::: RECORDS SUPPLIED
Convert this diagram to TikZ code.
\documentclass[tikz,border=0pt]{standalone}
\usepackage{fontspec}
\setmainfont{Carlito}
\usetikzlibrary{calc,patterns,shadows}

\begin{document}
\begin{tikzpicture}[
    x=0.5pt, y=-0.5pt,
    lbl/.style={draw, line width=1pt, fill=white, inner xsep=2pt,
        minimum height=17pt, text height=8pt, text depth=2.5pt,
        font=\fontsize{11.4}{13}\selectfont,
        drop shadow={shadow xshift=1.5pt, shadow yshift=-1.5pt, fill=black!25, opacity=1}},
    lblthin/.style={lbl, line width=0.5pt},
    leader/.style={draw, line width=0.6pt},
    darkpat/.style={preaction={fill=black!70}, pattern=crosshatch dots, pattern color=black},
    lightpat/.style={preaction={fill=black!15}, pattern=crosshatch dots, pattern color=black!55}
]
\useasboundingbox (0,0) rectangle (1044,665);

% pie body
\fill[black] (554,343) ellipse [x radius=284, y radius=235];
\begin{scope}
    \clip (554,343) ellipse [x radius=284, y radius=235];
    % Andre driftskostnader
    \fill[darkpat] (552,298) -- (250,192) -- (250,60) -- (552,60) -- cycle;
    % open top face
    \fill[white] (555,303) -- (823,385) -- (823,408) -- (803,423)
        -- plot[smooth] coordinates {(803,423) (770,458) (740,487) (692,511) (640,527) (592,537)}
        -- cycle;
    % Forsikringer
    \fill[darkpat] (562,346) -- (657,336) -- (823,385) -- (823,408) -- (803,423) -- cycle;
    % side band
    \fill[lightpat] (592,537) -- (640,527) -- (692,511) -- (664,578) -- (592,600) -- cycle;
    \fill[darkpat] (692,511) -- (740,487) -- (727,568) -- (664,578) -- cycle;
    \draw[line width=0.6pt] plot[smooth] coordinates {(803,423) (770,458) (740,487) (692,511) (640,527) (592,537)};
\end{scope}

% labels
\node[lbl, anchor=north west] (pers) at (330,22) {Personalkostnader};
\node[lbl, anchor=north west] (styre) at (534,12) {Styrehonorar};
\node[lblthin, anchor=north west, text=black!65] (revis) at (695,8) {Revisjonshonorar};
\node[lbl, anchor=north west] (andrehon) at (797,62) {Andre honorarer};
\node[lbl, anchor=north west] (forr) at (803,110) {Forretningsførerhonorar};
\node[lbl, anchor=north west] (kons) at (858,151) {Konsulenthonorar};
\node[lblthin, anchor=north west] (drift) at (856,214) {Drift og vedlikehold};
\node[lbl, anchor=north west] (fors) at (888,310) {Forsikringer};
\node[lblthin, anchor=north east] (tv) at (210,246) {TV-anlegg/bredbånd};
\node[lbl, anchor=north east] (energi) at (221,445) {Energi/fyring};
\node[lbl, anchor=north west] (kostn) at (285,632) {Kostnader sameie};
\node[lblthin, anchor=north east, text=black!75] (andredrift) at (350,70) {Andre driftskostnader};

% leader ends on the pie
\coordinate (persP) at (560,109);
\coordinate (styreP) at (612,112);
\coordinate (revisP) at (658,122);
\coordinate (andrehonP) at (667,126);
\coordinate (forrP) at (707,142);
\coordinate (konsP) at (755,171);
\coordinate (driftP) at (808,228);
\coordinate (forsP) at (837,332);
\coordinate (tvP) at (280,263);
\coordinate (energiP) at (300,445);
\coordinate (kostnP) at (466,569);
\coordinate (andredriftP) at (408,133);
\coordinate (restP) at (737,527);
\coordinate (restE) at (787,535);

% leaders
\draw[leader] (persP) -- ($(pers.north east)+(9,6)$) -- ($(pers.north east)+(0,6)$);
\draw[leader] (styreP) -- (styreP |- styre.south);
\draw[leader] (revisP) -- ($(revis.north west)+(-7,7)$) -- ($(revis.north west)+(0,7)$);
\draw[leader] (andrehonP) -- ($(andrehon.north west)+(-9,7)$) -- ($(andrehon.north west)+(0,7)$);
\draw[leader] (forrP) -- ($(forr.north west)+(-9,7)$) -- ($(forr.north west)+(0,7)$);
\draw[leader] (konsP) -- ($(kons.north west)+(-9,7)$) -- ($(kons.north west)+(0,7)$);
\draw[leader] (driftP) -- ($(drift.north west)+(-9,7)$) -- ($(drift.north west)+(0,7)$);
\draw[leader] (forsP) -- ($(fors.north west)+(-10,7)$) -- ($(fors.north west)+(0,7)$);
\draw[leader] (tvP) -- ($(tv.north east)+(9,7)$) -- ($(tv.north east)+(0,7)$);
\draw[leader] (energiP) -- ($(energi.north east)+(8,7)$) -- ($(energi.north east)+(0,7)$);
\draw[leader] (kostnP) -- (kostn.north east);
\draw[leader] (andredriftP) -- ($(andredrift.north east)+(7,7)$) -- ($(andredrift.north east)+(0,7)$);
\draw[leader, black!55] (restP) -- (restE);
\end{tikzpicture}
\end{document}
::::::
::: RECORDS SUPPLIED
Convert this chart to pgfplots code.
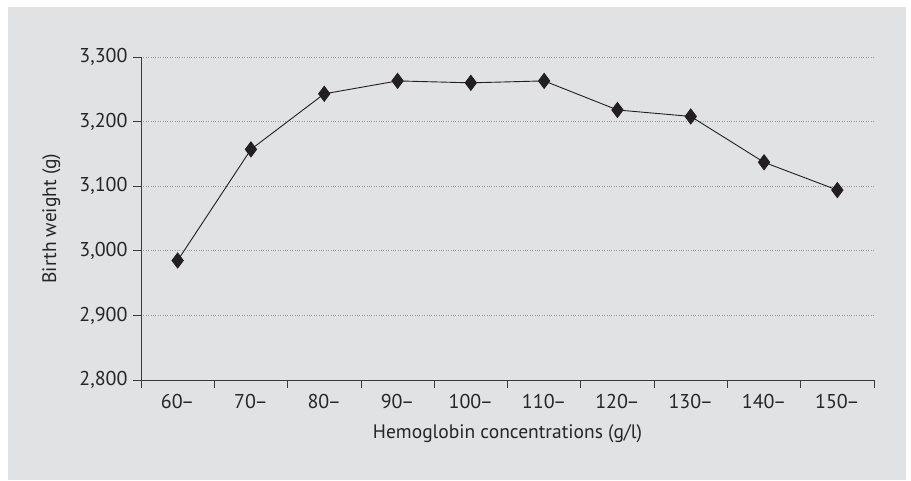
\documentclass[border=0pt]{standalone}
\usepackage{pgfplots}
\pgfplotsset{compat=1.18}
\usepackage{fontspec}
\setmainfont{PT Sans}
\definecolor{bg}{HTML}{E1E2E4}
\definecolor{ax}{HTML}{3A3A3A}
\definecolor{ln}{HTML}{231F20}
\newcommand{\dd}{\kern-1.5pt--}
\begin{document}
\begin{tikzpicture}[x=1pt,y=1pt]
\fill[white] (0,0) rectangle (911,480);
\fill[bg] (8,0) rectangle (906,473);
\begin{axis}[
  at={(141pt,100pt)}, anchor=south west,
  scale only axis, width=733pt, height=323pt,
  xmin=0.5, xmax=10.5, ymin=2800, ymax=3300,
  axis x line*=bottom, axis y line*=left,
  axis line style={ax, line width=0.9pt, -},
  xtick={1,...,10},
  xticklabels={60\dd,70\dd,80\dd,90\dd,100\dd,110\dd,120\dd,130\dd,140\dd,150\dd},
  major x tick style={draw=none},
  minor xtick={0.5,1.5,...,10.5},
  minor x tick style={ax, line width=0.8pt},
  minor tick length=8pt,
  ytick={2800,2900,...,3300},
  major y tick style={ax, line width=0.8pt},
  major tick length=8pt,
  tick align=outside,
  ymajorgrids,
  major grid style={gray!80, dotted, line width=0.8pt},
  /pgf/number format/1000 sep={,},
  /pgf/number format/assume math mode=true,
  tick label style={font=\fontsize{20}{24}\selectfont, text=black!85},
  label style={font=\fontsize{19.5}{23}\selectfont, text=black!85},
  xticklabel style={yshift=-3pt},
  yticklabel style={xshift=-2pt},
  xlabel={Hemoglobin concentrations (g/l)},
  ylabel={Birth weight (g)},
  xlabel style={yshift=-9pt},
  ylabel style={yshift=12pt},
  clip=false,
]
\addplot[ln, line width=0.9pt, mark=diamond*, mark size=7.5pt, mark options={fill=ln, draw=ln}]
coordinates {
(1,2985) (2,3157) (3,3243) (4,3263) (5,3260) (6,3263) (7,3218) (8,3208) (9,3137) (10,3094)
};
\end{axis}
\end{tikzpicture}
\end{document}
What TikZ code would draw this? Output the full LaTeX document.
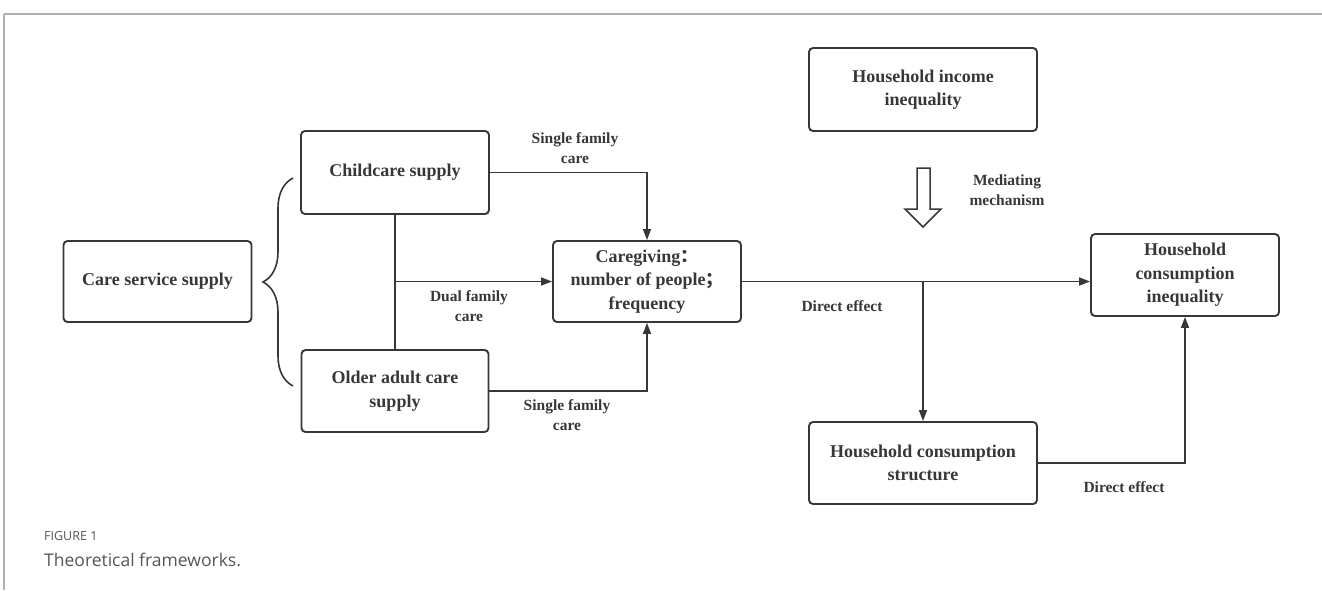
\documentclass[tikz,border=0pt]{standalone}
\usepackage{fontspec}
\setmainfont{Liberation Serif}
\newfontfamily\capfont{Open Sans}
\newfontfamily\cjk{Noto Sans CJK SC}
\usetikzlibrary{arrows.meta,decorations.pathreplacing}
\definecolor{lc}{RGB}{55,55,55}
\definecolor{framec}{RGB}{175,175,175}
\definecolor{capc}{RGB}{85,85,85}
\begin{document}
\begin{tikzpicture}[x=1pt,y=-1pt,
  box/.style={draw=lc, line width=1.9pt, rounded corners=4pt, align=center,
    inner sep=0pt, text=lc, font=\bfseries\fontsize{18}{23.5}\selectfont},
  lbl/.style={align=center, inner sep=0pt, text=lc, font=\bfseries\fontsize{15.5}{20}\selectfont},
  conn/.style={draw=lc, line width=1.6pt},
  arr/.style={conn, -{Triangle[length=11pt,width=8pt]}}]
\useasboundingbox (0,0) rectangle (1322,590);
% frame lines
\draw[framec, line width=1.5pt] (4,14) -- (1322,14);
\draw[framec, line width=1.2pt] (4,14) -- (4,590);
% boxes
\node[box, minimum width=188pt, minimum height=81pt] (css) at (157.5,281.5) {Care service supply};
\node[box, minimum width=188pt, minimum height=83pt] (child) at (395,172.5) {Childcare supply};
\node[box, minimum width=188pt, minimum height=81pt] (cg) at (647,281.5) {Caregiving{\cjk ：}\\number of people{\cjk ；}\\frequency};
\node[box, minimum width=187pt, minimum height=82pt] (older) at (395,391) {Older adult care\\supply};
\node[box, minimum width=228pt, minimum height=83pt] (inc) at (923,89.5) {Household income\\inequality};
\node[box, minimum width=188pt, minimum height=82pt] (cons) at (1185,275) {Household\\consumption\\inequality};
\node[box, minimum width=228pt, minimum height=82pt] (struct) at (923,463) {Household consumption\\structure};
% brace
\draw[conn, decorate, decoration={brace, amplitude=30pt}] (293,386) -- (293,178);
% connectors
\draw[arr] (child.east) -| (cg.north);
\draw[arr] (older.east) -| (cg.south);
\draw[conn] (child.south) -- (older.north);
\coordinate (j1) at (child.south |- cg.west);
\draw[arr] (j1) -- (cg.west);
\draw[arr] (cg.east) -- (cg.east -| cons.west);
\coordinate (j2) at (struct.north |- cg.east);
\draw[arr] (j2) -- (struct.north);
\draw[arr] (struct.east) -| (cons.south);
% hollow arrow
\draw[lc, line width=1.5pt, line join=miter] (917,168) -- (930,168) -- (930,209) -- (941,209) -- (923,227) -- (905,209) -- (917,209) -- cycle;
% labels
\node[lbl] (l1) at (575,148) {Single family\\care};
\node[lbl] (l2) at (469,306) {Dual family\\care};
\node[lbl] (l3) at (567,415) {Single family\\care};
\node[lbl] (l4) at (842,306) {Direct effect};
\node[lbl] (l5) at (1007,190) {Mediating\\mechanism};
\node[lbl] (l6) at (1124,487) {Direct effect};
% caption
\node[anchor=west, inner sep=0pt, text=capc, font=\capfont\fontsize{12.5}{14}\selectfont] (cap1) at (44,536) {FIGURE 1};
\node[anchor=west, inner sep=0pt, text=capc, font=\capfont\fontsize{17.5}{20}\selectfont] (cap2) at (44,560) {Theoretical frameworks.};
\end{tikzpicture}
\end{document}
::::::
WHAT NEEDS TO BE DONE: Pull out all lines containing the word "Convert" from the entries above.

SOLUTION:
Convert this diagram to TikZ code.
Convert this chart to pgfplots code.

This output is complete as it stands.